How to Perform Moisture Analysis?
Effective moisture content analysis requires a rigorous and standardized approach. Various techniques are employed in the industry, including:
Gravimetric Method
The gravimetric method involves measuring the weight loss of a sample after drying at a specified temperature for a predetermined period. Moisture content is calculated by comparing the initial weight to the final weight after drying.
Karl Fischer Titration
This method utilizes a chemical reagent (Karl Fischer reagent) that reacts specifically with water molecules. The amount of reagent consumed during the reaction is directly proportional to the moisture content of the sample.
Coulometric Method
The coulometric method employs electrolysis to determine the moisture content of a sample. A known amount of current is passed through the sample, and the amount of time required for complete drying is measured. Moisture content is calculated based on Faraday’s law of electrolysis.
Hygrometry
Hygrometry involves measuring the relative humidity of the environment surrounding the sample.

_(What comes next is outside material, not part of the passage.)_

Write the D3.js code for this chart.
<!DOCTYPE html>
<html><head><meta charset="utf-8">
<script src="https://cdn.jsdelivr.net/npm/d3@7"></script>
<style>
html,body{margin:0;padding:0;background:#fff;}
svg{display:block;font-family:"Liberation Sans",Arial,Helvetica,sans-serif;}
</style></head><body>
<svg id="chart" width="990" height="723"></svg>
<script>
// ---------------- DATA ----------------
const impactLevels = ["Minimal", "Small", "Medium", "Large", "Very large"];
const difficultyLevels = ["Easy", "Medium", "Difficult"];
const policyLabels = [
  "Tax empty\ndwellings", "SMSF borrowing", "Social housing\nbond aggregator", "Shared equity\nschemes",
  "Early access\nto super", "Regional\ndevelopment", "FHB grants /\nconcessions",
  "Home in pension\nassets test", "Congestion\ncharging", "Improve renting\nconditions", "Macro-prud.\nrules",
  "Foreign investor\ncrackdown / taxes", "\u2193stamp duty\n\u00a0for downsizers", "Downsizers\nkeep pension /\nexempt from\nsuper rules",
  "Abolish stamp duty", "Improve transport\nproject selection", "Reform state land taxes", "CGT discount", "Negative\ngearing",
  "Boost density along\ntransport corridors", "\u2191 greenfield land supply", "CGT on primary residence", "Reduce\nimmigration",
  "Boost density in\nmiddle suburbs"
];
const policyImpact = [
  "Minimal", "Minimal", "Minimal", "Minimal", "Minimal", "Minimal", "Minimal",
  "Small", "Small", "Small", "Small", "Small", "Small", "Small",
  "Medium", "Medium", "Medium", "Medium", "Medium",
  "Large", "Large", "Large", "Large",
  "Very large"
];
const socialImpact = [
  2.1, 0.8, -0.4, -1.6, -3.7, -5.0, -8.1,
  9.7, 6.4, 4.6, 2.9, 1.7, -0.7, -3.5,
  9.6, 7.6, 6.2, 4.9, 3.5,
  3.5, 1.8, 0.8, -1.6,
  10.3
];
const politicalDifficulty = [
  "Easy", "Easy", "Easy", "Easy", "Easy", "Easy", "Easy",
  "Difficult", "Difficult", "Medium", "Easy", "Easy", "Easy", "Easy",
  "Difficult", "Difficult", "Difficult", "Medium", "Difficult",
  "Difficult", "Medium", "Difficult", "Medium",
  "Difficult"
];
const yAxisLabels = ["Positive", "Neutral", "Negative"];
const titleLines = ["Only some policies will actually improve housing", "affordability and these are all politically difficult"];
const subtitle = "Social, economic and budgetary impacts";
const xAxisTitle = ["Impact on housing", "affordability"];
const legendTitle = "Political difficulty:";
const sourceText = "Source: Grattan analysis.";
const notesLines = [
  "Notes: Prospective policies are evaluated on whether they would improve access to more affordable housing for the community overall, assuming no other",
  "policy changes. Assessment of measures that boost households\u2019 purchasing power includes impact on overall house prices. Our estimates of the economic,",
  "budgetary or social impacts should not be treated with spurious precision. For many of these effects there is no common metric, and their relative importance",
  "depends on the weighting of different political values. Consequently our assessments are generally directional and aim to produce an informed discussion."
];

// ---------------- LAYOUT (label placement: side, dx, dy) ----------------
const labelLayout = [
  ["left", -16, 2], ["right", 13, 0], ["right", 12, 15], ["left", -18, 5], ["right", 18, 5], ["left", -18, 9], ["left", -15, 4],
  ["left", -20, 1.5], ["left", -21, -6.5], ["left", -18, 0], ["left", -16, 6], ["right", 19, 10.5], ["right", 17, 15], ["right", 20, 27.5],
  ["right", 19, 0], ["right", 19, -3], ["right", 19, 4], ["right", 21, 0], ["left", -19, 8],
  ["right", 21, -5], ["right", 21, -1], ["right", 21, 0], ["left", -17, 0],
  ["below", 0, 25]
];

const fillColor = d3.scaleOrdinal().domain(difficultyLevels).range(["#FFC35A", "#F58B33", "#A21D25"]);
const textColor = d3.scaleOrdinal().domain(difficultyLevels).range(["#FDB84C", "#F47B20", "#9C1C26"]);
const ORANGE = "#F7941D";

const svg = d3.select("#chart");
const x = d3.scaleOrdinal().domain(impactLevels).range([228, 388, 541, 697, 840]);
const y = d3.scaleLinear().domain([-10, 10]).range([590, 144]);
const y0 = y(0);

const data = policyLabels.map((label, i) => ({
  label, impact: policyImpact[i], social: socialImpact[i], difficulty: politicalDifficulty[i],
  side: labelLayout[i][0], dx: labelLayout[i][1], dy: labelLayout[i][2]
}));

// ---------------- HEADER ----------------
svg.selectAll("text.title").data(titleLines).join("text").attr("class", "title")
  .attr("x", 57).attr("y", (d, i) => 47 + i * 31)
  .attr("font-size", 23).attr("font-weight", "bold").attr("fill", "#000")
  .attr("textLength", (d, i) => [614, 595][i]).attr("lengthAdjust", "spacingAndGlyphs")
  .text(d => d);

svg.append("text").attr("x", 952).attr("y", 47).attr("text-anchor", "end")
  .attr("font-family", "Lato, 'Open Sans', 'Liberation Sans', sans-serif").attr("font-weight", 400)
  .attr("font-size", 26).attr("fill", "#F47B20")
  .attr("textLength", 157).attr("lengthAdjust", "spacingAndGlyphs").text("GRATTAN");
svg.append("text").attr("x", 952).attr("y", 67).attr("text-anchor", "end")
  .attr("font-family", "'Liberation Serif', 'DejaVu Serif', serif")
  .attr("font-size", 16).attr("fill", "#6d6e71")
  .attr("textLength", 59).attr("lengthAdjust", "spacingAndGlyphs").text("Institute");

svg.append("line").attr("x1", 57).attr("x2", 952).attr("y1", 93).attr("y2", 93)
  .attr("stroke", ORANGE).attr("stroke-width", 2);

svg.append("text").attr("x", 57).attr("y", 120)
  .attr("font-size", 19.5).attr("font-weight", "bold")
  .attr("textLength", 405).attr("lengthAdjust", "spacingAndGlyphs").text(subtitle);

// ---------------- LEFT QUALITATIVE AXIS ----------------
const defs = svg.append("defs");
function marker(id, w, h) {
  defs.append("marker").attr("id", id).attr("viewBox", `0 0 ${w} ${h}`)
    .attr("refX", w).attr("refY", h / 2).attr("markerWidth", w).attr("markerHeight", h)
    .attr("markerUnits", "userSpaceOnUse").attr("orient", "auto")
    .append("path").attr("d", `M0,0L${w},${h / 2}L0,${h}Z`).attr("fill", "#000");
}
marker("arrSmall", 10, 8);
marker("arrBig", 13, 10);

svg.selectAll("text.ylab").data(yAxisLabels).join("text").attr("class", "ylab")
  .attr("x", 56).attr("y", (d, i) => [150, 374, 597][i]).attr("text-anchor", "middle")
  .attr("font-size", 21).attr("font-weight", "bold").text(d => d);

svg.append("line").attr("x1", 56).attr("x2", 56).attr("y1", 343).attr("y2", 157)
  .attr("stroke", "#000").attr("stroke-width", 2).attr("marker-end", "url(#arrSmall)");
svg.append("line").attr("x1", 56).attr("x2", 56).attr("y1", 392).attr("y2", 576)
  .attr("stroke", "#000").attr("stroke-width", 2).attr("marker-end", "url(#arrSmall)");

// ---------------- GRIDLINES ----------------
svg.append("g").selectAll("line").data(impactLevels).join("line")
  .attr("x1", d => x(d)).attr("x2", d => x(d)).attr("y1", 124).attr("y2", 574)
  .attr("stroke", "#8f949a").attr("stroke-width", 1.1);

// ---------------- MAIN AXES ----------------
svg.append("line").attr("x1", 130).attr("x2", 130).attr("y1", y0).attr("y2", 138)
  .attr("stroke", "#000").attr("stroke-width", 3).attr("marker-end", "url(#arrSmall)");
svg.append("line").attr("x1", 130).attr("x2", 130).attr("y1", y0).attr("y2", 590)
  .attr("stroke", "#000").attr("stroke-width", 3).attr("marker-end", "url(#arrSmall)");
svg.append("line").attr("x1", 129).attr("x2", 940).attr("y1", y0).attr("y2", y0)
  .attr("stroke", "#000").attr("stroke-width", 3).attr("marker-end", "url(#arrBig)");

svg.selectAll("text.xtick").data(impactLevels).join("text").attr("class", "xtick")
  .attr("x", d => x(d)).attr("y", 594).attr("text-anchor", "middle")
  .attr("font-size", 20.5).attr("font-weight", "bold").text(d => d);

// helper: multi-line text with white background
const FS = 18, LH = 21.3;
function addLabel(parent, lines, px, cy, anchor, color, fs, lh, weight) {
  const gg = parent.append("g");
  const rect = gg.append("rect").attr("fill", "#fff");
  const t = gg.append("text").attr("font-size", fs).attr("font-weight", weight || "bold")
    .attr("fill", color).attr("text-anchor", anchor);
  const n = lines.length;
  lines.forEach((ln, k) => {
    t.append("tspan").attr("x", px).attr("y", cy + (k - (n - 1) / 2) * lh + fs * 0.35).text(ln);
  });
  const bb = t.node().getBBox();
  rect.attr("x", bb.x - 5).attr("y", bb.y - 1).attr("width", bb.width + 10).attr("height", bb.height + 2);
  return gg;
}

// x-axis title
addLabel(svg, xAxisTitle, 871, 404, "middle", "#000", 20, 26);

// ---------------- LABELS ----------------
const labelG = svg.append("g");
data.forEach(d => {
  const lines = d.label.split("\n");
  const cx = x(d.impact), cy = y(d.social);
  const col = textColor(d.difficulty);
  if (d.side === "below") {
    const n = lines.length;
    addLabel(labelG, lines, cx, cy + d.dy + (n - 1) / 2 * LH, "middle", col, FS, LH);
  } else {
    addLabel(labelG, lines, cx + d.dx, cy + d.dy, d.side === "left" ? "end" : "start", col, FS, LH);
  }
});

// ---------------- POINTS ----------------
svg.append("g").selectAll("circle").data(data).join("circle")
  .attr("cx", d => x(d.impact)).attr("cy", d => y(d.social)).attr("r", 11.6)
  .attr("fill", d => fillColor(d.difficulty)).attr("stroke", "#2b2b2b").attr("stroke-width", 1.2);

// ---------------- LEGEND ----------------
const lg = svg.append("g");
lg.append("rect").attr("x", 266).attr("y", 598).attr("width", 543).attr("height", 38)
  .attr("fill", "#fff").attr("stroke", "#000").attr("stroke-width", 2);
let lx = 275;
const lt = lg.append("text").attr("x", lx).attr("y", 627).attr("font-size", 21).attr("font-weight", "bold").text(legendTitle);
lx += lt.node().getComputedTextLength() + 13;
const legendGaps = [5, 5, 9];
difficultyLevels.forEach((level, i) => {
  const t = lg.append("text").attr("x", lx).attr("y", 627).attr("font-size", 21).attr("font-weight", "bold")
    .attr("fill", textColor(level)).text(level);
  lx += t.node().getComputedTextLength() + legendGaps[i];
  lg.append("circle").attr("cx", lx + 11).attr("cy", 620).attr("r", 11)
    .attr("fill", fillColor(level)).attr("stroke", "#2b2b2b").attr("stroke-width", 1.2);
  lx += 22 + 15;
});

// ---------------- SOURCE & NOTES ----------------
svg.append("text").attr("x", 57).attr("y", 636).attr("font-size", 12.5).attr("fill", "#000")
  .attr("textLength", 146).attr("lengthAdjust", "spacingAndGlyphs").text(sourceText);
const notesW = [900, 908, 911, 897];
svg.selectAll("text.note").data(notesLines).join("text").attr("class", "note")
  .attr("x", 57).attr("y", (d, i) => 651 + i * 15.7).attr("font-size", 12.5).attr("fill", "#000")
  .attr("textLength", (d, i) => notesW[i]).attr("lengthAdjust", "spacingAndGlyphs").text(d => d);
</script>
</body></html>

By knowing the environmental humidity and the moisture absorption characteristics of the material, the moisture content of the sample can be estimated.
Factors to Consider
When selecting an appropriate moisture analysis method, several factors should be considered:
- Accuracy and sensitivity requirements
- Sample size and availability
- Time constraints
- Sample compatibility with the method
- Cost and equipment availability
By carefully selecting and applying the appropriate moisture analysis technique, researchers and manufacturers can ensure the optimal performance and longevity of energy storage materials, contributing to the advancement of renewable energy technologies.